THE closure of the Mount Magnet La Croix Pharmacy in Western Australia (PD 02 Dec) could be one of many to go out of business if a Rural Pharmacy Viability Package is not included in the Seventh Community Pharmacy Agreement (7CPA), the Rural Pharmacy Network Australia (RPNA) warns.
Responding to Pharmacy Daily, an RPNA spokesperson warned the one-size fits-all funding model for pharmacy failed to recognise the higher cost of operating in rural areas.
"[There is] inadequate recognition of the higher per-patient dispensing and non-dispensing workload faced by rural pharmacies, soaring labour costs, inadequate recognition of patient-centric collaborative care already being provided by rural pharmacies, funding models that undermine the professional role and commercial viability of rural community pharmacies," the spokesperson said.
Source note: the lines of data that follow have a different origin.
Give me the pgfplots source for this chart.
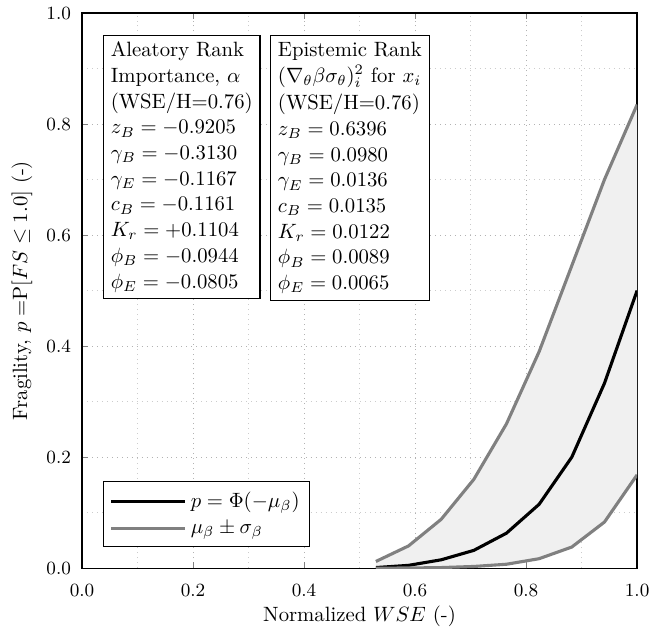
\documentclass[border=0pt]{standalone}
\usepackage{pgfplots}
\pgfplotsset{compat=1.18}
\definecolor{midgray}{RGB}{128,128,128}
\definecolor{fillgray}{RGB}{240,240,240}
\begin{document}
\begin{tikzpicture}
\begin{axis}[
  name=ax,
  width=268pt, height=268pt, scale only axis,
  xmin=0, xmax=1, ymin=0, ymax=1,
  xtick={0,0.2,...,1.0}, ytick={0,0.2,...,1.0},
  minor tick num=1, minor tick length=0pt,
  tick align=inside, major tick length=3pt,
  tick label style={font=\small},
  xticklabel style={yshift=-4.5pt, /pgf/number format/.cd, fixed, fixed zerofill, precision=1},
  yticklabel style={xshift=-1.8pt, /pgf/number format/.cd, fixed, fixed zerofill, precision=1},
  grid=both,
  major grid style={dotted, gray!60, line width=0.4pt},
  minor grid style={dotted, gray!40, line width=0.4pt},
  axis line style={line width=0.6pt},
  xlabel={Normalized $WSE$ (-)},
  xlabel style={at={(axis description cs:0.5,0)}, anchor=base, yshift=-26pt},
  ylabel={Fragility, $p =$P$[FS \leq 1.0]$ (-)},
  ylabel style={at={(axis description cs:0,0.5)}, anchor=center, yshift=29pt},
  legend style={at={(axis cs:0.038,0.038)}, anchor=south west, draw=black, line width=0.5pt, font=\normalsize, inner sep=3pt, row sep=1pt, cells={anchor=west}},
  legend cell align=left,
  legend image code/.code={\draw[#1] (0cm,0cm) -- (1.25cm,0cm);},
]
\addplot[fill=fillgray, draw=none, forget plot] coordinates {
 (0.5294,0.012) (0.5882,0.040) (0.6471,0.088) (0.7059,0.160) (0.7647,0.260) (0.8235,0.390) (0.8824,0.545) (0.9412,0.700) (1.0,0.835)
 (1.0,0.168) (0.9412,0.083) (0.8824,0.038) (0.8235,0.017) (0.7647,0.007) (0.7059,0.003) (0.6471,0.001) (0.5882,0.0002) (0.5294,0.0)
} -- cycle;
\addplot[black, line width=1.5pt] coordinates {
 (0.5294,0.001) (0.5882,0.005) (0.6471,0.015) (0.7059,0.032) (0.7647,0.063) (0.8235,0.115) (0.8824,0.200) (0.9412,0.333) (1.0,0.500)
};
\addlegendentry{$p = \Phi(-\mu_\beta)$}
\addplot[midgray, line width=1.5pt] coordinates {
 (0.5294,0.012) (0.5882,0.040) (0.6471,0.088) (0.7059,0.160) (0.7647,0.260) (0.8235,0.390) (0.8824,0.545) (0.9412,0.700) (1.0,0.835)
};
\addlegendentry{$\mu_\beta \pm \sigma_\beta$}
\addplot[midgray, line width=1.5pt, forget plot] coordinates {
 (0.5294,0.0) (0.5882,0.0002) (0.6471,0.001) (0.7059,0.003) (0.7647,0.007) (0.8235,0.017) (0.8824,0.038) (0.9412,0.083) (1.0,0.168)
};
\node[draw=black, fill=white, line width=0.5pt, anchor=north west, align=left, inner xsep=3.5pt, inner ysep=3.3pt, font=\fontsize{10}{12.4}\selectfont] at (axis cs:0.038,0.961) {Aleatory Rank\\Importance, $\alpha$\\(WSE/H=0.76)\\$z_B = -0.9205$\\$\gamma_B = -0.3130$\\$\gamma_E = -0.1167$\\$c_B = -0.1161$\\$K_r = +0.1104$\\$\phi_B = -0.0944$\\$\phi_E = -0.0805$};
\node[draw=black, fill=white, line width=0.5pt, anchor=north west, align=left, inner xsep=3.5pt, inner ysep=3.3pt, font=\fontsize{10}{12.4}\selectfont] at (axis cs:0.339,0.961) {Epistemic Rank\\$(\nabla_\theta\beta\sigma_\theta)_i^2$ for $x_i$\\[1pt](WSE/H=0.76)\\$z_B = 0.6396$\\$\gamma_B = 0.0980$\\$\gamma_E = 0.0136$\\$c_B = 0.0135$\\$K_r = 0.0122$\\$\phi_B = 0.0089$\\$\phi_E = 0.0065$};
\end{axis}
\pgfresetboundingbox
\useasboundingbox ([shift={(-39.6pt,-30.9pt)}]ax.south west) rectangle ([shift={(7.2pt,6.3pt)}]ax.north east);
\end{tikzpicture}
\end{document}
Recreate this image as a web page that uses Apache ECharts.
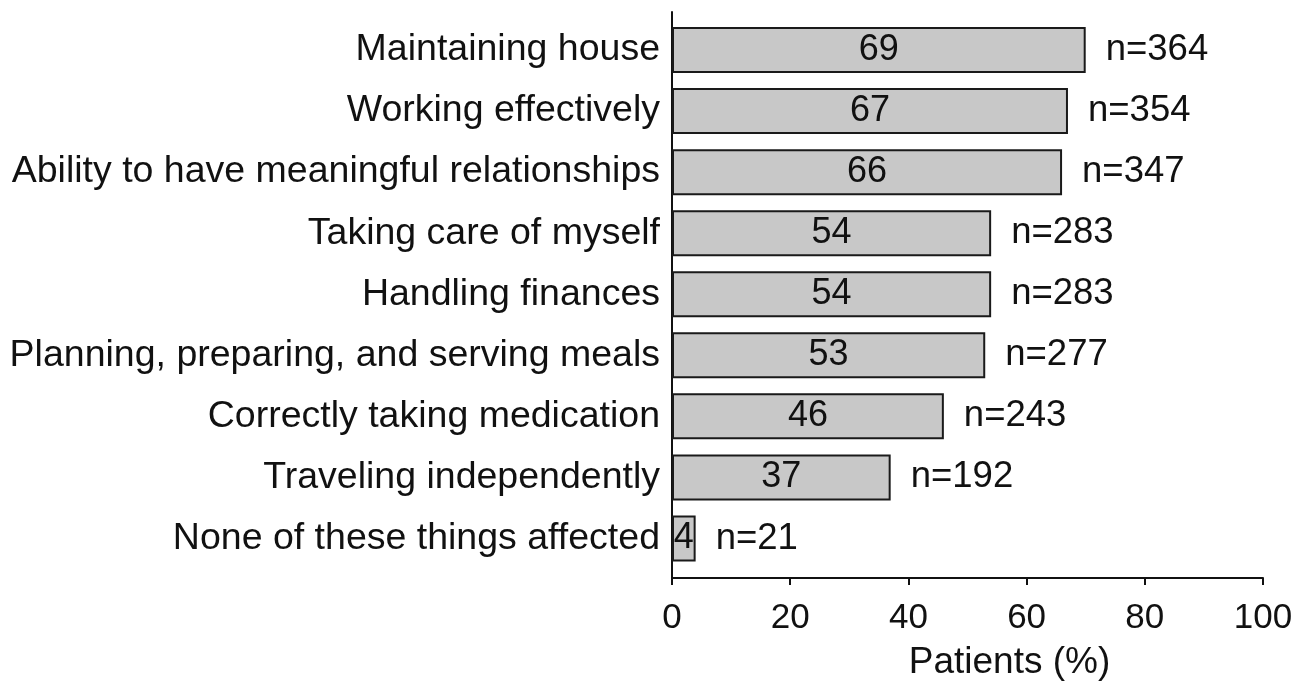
<!DOCTYPE html>
<html>
<head>
<meta charset="utf-8">
<script src="https://cdn.jsdelivr.net/npm/echarts@6/dist/echarts.min.js"></script>
<style>
  html, body { margin: 0; padding: 0; background: #fff; }
  #main { width: 1306px; height: 682px; }
</style>
</head>
<body>
<div id="main"></div>
<script>
"use strict"
// categories top to bottom
const categories = [
    'Maintaining house',
    'Working effectively',
    'Ability to have meaningful relationships',
    'Taking care of myself',
    'Handling finances',
    'Planning, preparing, and serving meals',
    'Correctly taking medication',
    'Traveling independently',
    'None of these things affected'
];
// bar lengths (%)
const barValues = [70, 67, 66, 54, 54, 53, 46, 37, 4];
// printed labels
const pctLabels = [69, 67, 66, 54, 54, 53, 46, 37, 4];
const nCounts = [364, 354, 347, 283, 283, 277, 243, 192, 21];
const xTicks = [0, 20, 40, 60, 80, 100];

const fontName = 'Liberation Sans, Arial, sans-serif';
const ink = '#111';

let chart = echarts.init(document.getElementById('main'));

let option = {
    backgroundColor: '#fff',
    animation: false,
    grid: [
        // bars
        {left: 672, right: 43, top: 19.5, bottom: 113, outerBoundsMode: 'none', containLabel: false},
        // axes frame
        {left: 672, right: 43, top: 12, bottom: 104, outerBoundsMode: 'none', containLabel: false}
    ],
    xAxis: [
        {gridIndex: 0, type: 'value', min: 0, max: 100, show: false},
        {
            gridIndex: 1, type: 'value', min: 0, max: 100, interval: 20,
            name: 'Patients (%)',
            nameLocation: 'middle',
            nameGap: 66,
            nameTextStyle: {fontFamily: fontName, fontSize: 37, color: ink, padding: [0, 0, 0, 84]},
            axisLine: {show: true, lineStyle: {color: ink, width: 2}},
            axisTick: {show: true, length: 7, lineStyle: {color: ink, width: 2}},
            axisLabel: {
                fontFamily: fontName, fontSize: 35, color: ink, margin: 23,
                formatter: function (v) { return xTicks.indexOf(v) >= 0 ? String(v) : ''; }
            },
            splitLine: {show: false}
        }
    ],
    yAxis: [
        {
            gridIndex: 0, type: 'category', data: categories, inverse: true,
            axisLine: {show: false},
            axisTick: {show: false},
            axisLabel: {fontFamily: fontName, fontSize: 37.5, color: ink, margin: 12, padding: [5, 0, 0, 0]}
        },
        {
            gridIndex: 1, type: 'value', min: 0, max: 1,
            axisLine: {show: true, lineStyle: {color: ink, width: 2}},
            axisTick: {show: false},
            axisLabel: {show: false},
            splitLine: {show: false}
        }
    ],
    series: [
        {
            type: 'bar',
            xAxisIndex: 0, yAxisIndex: 0,
            data: barValues,
            barWidth: 46,
            itemStyle: {color: '#c8c8c8', borderColor: '#1a1a1a', borderWidth: 2},
            label: {
                show: true, position: 'inside',
                fontFamily: fontName, fontSize: 36, color: ink,
                formatter: function (p) { return String(pctLabels[p.dataIndex]); }
            },
            z: 3
        },
        {
            type: 'bar',
            xAxisIndex: 0, yAxisIndex: 0,
            data: barValues,
            barWidth: 46,
            barGap: '-100%',
            silent: true,
            itemStyle: {color: 'rgba(0,0,0,0)'},
            label: {
                show: true, position: 'right', distance: 20,
                fontFamily: fontName, fontSize: 36.5, color: ink,
                formatter: function (p) { return 'n=' + nCounts[p.dataIndex]; }
            },
            z: 4
        }
    ]
};

chart.setOption(option);
</script>
</body>
</html>
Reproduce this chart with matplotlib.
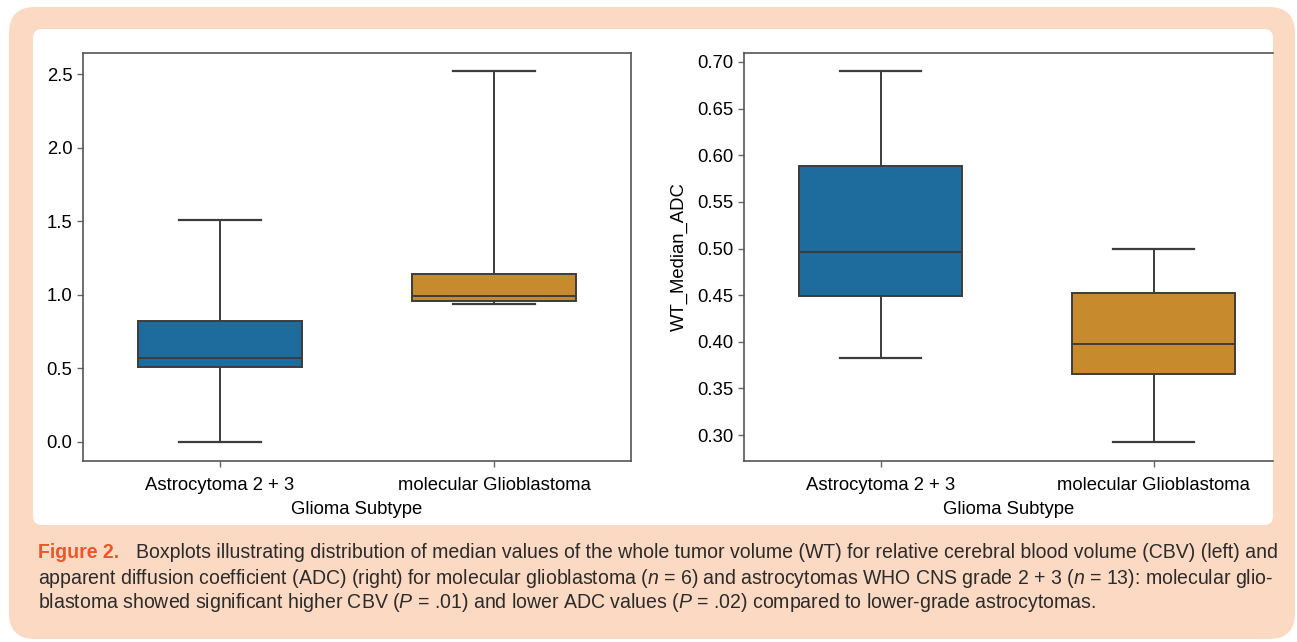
import matplotlib
matplotlib.use("Agg")
import matplotlib.pyplot as plt
from matplotlib.patches import FancyBboxPatch

# ---- data ----
subtypes = ["Astrocytoma 2 + 3", "molecular Glioblastoma"]

# relative CBV (left panel): whisker low, Q1, median, Q3, whisker high
cbv_low = [0.00, 0.939]
cbv_q1 = [0.511, 0.955]
cbv_med = [0.568, 0.994]
cbv_q3 = [0.824, 1.14]
cbv_high = [1.507, 2.52]

# ADC (right panel)
adc_low = [0.383, 0.293]
adc_q1 = [0.449, 0.365]
adc_med = [0.496, 0.398]
adc_q3 = [0.589, 0.452]
adc_high = [0.690, 0.499]

box_colors = ["#1e6c9e", "#c78a2c"]
line_col = "#3c3c3c"

caption_head = "Figure 2."
caption_lines = [
    "Boxplots illustrating distribution of median values of the whole tumor volume (WT) for relative cerebral blood volume (CBV) (left) and",
    r"apparent diffusion coefficient (ADC) (right) for molecular glioblastoma ($\mathit{n}$ = 6) and astrocytomas WHO CNS grade 2 + 3 ($\mathit{n}$ = 13): molecular glio-",
    r"blastoma showed significant higher CBV ($\mathit{P}$ = .01) and lower ADC values ($\mathit{P}$ = .02) compared to lower-grade astrocytomas.",
]

plt.rcParams["font.family"] = ["Liberation Sans", "DejaVu Sans"]
plt.rcParams["mathtext.fontset"] = "custom"
plt.rcParams["mathtext.rm"] = "Liberation Sans"
plt.rcParams["mathtext.it"] = "Liberation Sans:italic"

W, H = 1297, 642
fig = plt.figure(figsize=(W / 100, H / 100), dpi=100)
fig.patch.set_facecolor("white")

# background frame drawn in pixel coordinates
bg = fig.add_axes([0, 0, 1, 1])
bg.set_xlim(0, W)
bg.set_ylim(H, 0)
bg.axis("off")
bg.add_patch(FancyBboxPatch((9 + 26, 7 + 26), 1286 - 52, 632 - 52,
                            boxstyle="round,pad=26", fc="#fbd9c3", ec="none"))
bg.add_patch(FancyBboxPatch((33 + 9, 29 + 9), 1240 - 18, 496 - 18,
                            boxstyle="round,pad=9", fc="white", ec="none"))

fs = 13.3
ppu = 273.0  # pixels per category step


def stats(low, q1, med, q3, high):
    out = []
    for i in range(len(low)):
        out.append(dict(whislo=low[i], q1=q1[i], med=med[i], q3=q3[i],
                        whishi=high[i], fliers=[], label=subtypes[i]))
    return out


def draw_box(ax, st, width=0.6):
    bp = ax.bxp(st, positions=range(len(st)), widths=width, patch_artist=True,
                showfliers=False,
                boxprops=dict(edgecolor=line_col, linewidth=1.4),
                medianprops=dict(color=line_col, linewidth=1.4),
                whiskerprops=dict(color=line_col, linewidth=1.4),
                capprops=dict(color=line_col, linewidth=1.6),
                capwidths=width / 2)
    for patch, c in zip(bp["boxes"], box_colors):
        patch.set_facecolor(c)
    ax.set_xticks(range(len(st)))
    ax.set_xticklabels(subtypes)
    ax.set_xlabel("Glioma Subtype", fontsize=fs, labelpad=5)
    ax.tick_params(labelsize=fs, length=4, color="#666666", width=1, pad=3.5)
    ax.tick_params(axis="x", pad=7.5)
    for s in ax.spines.values():
        s.set_color("#555555")
        s.set_linewidth(1.2)


# left: relative CBV
ax1 = fig.add_axes([83 / W, 1 - 461 / H, 548 / W, (461 - 53) / H])
draw_box(ax1, stats(cbv_low, cbv_q1, cbv_med, cbv_q3, cbv_high))
ax1.set_xlim(-0.5, 1.5)
ax1.set_ylim(-0.131, 2.643)
ax1.set_yticks([0.0, 0.5, 1.0, 1.5, 2.0, 2.5])
ax1.set_yticklabels(["0.0", "0.5", "1.0", "1.5", "2.0", "2.5"])

# right: ADC (cut off by the white panel on the right, as in the source)
ax2 = fig.add_axes([744 / W, 1 - 461 / H, (1273 - 744) / W, (461 - 53) / H])
draw_box(ax2, stats(adc_low, adc_q1, adc_med, adc_q3, adc_high))
ax2.set_xlim(-0.5, -0.5 + (1273 - 744) / ppu)
ax2.set_ylim(0.7 - (461 - 62) / 932.5, 0.7 + (62 - 53) / 932.5)
ax2.set_yticks([0.30, 0.35, 0.40, 0.45, 0.50, 0.55, 0.60, 0.65, 0.70])
ax2.set_yticklabels(["0.30", "0.35", "0.40", "0.45", "0.50", "0.55", "0.60", "0.65", "0.70"])
ax2.spines["right"].set_visible(False)
ax2.set_ylabel("WT_Median_ADC", fontsize=fs, labelpad=6.5)

# caption: size chosen so the justified lines fit the frame
renderer = fig.canvas.get_renderer()
targets = [(136, 1283), (38, 1283)]
sizes = []
for line, (x0, x1) in zip(caption_lines[:2], targets):
    t = bg.text(0, 0, line, fontsize=10)
    w = t.get_window_extent(renderer).width
    t.remove()
    sizes.append(10 * (x1 - x0) / w)
cap_size = min(sizes)

bg.text(38, 553, caption_head, color="#e8582b", fontweight="bold",
        fontsize=cap_size, va="center", ha="left")
bg.text(136, 553, caption_lines[0], color="#2b2b2b", fontsize=cap_size,
        va="center", ha="left")
bg.text(38, 578, caption_lines[1], color="#2b2b2b", fontsize=cap_size,
        va="center", ha="left")
bg.text(38, 602, caption_lines[2], color="#2b2b2b", fontsize=cap_size,
        va="center", ha="left")

fig.savefig("out.png", dpi=100)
"This is why RPNA is calling on all parties to the 7CPA to deliver a Rural Pharmacy Viability Package - a package that compensates rural pharmacies for the higher costs associated with delivering care to disadvantaged patients, the costs associated with attracting and retraining staff in rural and remote locations, and appropriate and flexible funding for clinical healthcare services."
Meanwhile, RPNA Chair, Fredrik Hellqvist, voiced support from the Federal Government's additional funding for professional development opportunities for allied health professionals based in rural parts of the country.
However, he expressed "serious reservations about whether the proposal is significant enough to be meaningful".
"In the bush, we need to work together, we can work together and like every team we must work together," he said.
The goal is better health outcomes for rural Communities.
"It is not a competition for funding, it is about a well-balanced team approach."